The U.S. economy delivered a mixed picture in March and early April, with wholesale inflation accelerating to its fastest pace in more than three years even as the labor market showed continued resilience and mortgage rates edged lower. The producer price index rose 4% from a year earlier, the Labor Department reported Tuesday, marking the sharpest increase since early 2023 and raising concerns about cost pressures working their way through the economy. The monthly jump of 0.5% from February was driven primarily by energy prices, which surged 8.5% as the Iran war disrupted global markets. Food prices, by contrast, fell 0.3% in March after rising 2.4% the previous month.
Housing Market Weakens
Sales of previously occupied U.S. homes fell 3.6% in March from February to a seasonally adjusted annual rate of 3.98 million units, the National Association of Realtors said Monday. The decline brought home sales to their slowest pace in nine months, despite mortgage rates trending downward. Lawrence Yun, NAR's chief economist, said in a statement, "Lower consumer confidence and softer job growth continue to hold back buyers." The weakness in housing activity comes as Americans face persistent affordability challenges and economic uncertainty.

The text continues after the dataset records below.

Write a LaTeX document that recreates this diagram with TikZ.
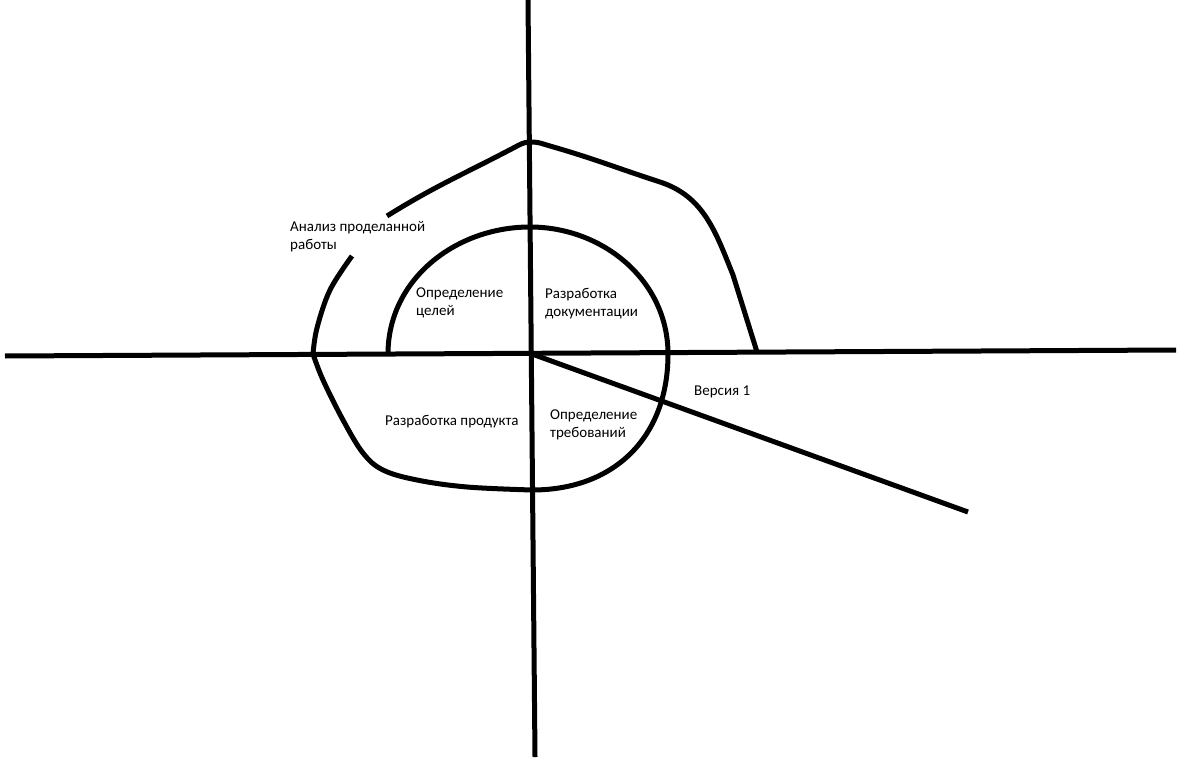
\documentclass[tikz,border=0pt]{standalone}
\usepackage{fontspec}
\setmainfont{Carlito}
\usepackage{tikz}
\usetikzlibrary{positioning, calc}

\tikzset{
	stroke/.style={line width=5pt, black},
	lbl/.style={inner sep=0pt, align=left, anchor=west, font=\fontsize{15}{18}\selectfont}
}

\begin{document}
\begin{tikzpicture}[x=1pt, y=-1pt]
		\useasboundingbox (0,0) rectangle (1193,759);

		% axes
		\coordinate (L) at (5,356);
		\coordinate (R) at (1176,350);
		\coordinate (T) at (528,0);
		\coordinate (B) at (535,757);
		\coordinate (O) at (532,354);
		\coordinate (V) at (968,512);

		\draw[stroke] (L) -- (R);
		\draw[stroke] (T) -- (B);
		\draw[stroke] (O) -- (V);

		% spiral, inner turn
		\coordinate (s0) at (388,354);
		\coordinate (s1) at (530,227);
		\coordinate (s2) at (668,354);
		\coordinate (s3) at (532,490);
		\draw[stroke] (s0) to[out=90, in=180] (s1) to[out=0, in=90] (s2)
			to[out=-90, in=0, looseness=1.1] (s3);

		% spiral, outer turn
		\coordinate (s4) at (313,354);
		\coordinate (s5) at (352,256);
		\coordinate (s6) at (387,216);
		\coordinate (s7) at (532,142);
		\coordinate (s8) at (757,352);
		\draw[stroke] plot[smooth, tension=0.6] coordinates {(s3) (467,487) (417,480) (383,470) (363,453) (343,420) (323,380) (s4)};
		\draw[stroke] plot[smooth, tension=0.6] coordinates {(s4) (317,328) (330,290) (s5)};
		\draw[stroke, line join=round] (s6) to[out=32, in=208] (519,145) to[out=27, in=180] (s7)
			to[out=0, in=165] (550,146) to[out=-16, in=162] (660,182)
			to[out=-18, in=112] (733,275) -- (s8);

		% labels
		\node[lbl] (analiz) at (290,237) {Анализ проделанной\\работы};
		\node[lbl] (celi) at (416,303) {Определение\\целей};
		\node[lbl] (dok) at (545,304) {Разработка\\документации};
		\node[lbl] (prod) at (385,422) {Разработка продукта};
		\node[lbl] (treb) at (550,425) {Определение\\требований};
		\node[lbl] (ver) at (694,392) {Версия 1};

	\end{tikzpicture}
\end{document}
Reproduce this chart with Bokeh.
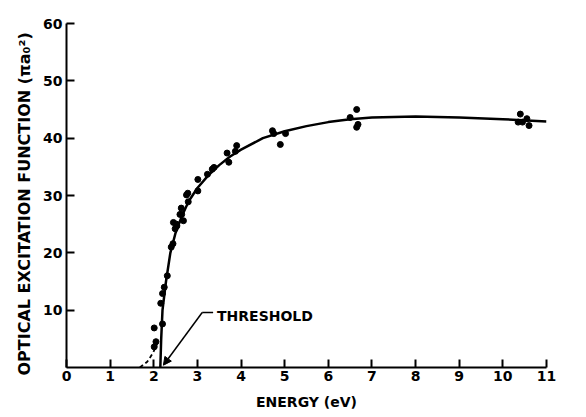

The average long-term U.S. mortgage rate declined again this week, with the benchmark 30-year fixed rate mortgage rate dropping to 6.3% from 6.37% last week, mortgage buyer Freddie Mac said Thursday. One year ago, the rate averaged 6.83%. The average rate was at its lowest level since March 19, when it was 6.22%. While lower borrowing costs typically stimulate housing demand, the March sales data suggests other factors are constraining buyer activity.
Labor Market Holds Steady
U.S. applications for unemployment benefits fell by 11,000 to 207,000 for the week ending April 11 from 218,000 the previous week, the Labor Department reported Thursday. The figure was below the 217,000 new applications analysts surveyed by the data firm FactSet were expecting, and filings for unemployment benefits remained within the range of the past several years. The continued low level of jobless claims indicates employers are retaining workers despite broader economic headwinds.
Inflation Pressures Mount
The surge in wholesale prices, particularly the 8.5% monthly jump in energy costs, reflects the economic impact of geopolitical instability. The producer price index, which measures inflation before it hits consumers, provides an early warning of potential cost increases that businesses may eventually pass along to households. The 4% year-over-year increase represents a significant acceleration in wholesale inflation, potentially complicating the Federal Reserve's monetary policy decisions and threatening to erode purchasing power for American families and businesses alike.
Why This Matters:
The March economic data reveals troubling crosscurrents for American households and policymakers. Rising wholesale prices, driven by war-related energy shocks, threaten to reignite broader inflation just as the economy appeared to be stabilizing. The 4% annual increase in producer prices—the largest in over three years—signals potential cost pressures that could flow through to consumers, undermining real wage gains and household budgets. Meanwhile, the weakest home sales in nine months demonstrate that even declining mortgage rates cannot overcome affordability challenges and economic uncertainty. The resilient labor market offers some reassurance, but the combination of stubborn inflation, housing market weakness, and geopolitical risk underscores the fragility of the current economic expansion and the limited tools available to government to address supply-driven price shocks.